Respetando a quien no lo admita, aquello formaba parte de nuestras tradiciones, y como tales las hemos ido perpetuando con los hijos en la medida que nos han marcado una niñez feliz y la sociedad que somos hoy. Siempre se ha dicho que un pueblo sin memoria es un pueblo que no tiene futuro, por lo que creo que no conduce a nada bueno querer olvidar que en aquellos años, pese a las carencias monetarias, vimos mucha alegría en la calle y muchas personas cantando villancicos por las casas, zambomba y pandereta en mano.

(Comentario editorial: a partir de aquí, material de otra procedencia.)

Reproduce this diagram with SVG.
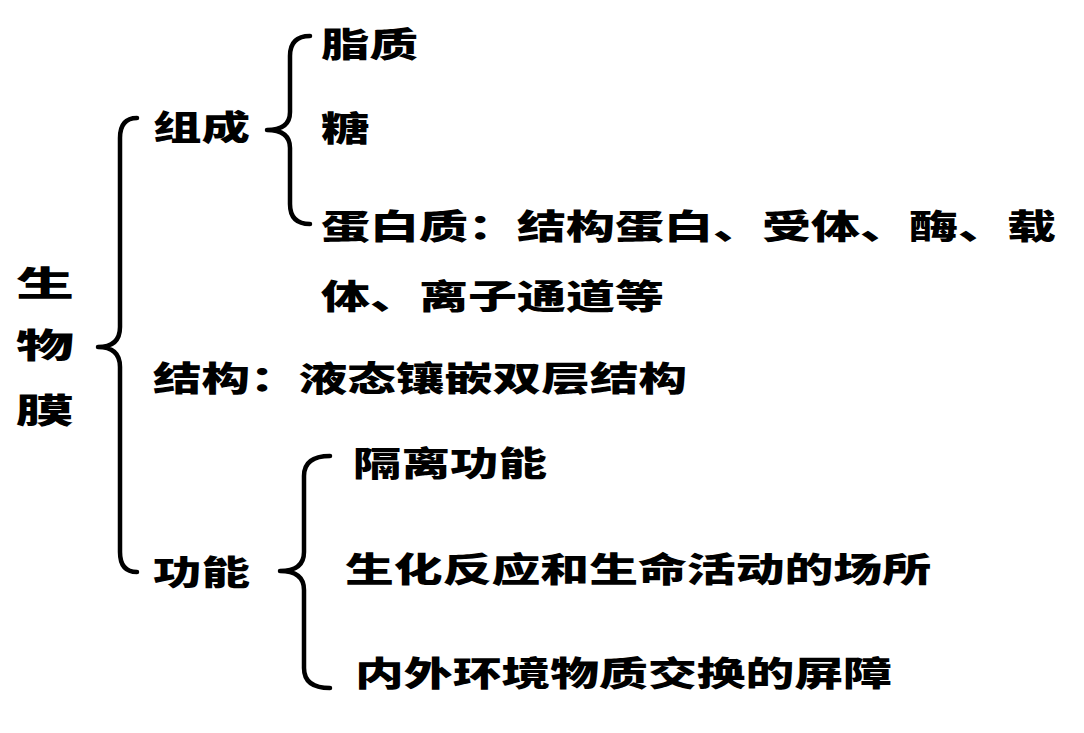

Pero como el tiempo pasa, aquellos niños ya fuimos padres o madres y por eso en líneas generales hemos seguido manteniendo muchas de las habituales costumbres de la época navideña que vimos y sentimos. Yo particularmente quise incorporar una aprovechando que los dos estábamos de vacaciones y no era otra que subir al Torcal y hacer que los ojos de mi hija se abrieran delante de aquel escenario mágico. Pocas veces había suerte, pero si ese año nevaba, la felicidad de aquellos ojillos radiantes se multiplicaba por mil porque jugar con ese nuevo elemento, la nieve, sus sensaciones y las múltiples formas que podía adquirir eran una verdadera lección de vida.
Agrada saber que, conscientes del consabido sedentarismo y la elevación por años consecutivos de la tasa de obesidad infantil, muchos padres harán lo propio en estas fechas y disfrutarán de algún abrigado paseo por nuestra sierra. Ahora que corren tiempos en los que la mirada de los niños pasan semanas sin enfocar en la distancia, solo objetos y dispositivos electrónicos cercanos, las vacaciones de navidad van a ser una magnífica oportunidad para disfrutar en familia divisando paisajes y pateando senderos.
Tal vez no se trate tan solo de abrir paquetes, sino enseñar a los niños y niñas que el mejor regalo es disfrutar, respetar y poner nuestro corazón en el entorno. Esas creo que, como a nosotros nos ocurrió, serán las huellas que tal vez ellos recuerden con más vehemencia si por desgracia la naturaleza que hereden sea peor que la de sus recuerdos.
Con mis mejores deseos: ¡Feliz Navidad 2020!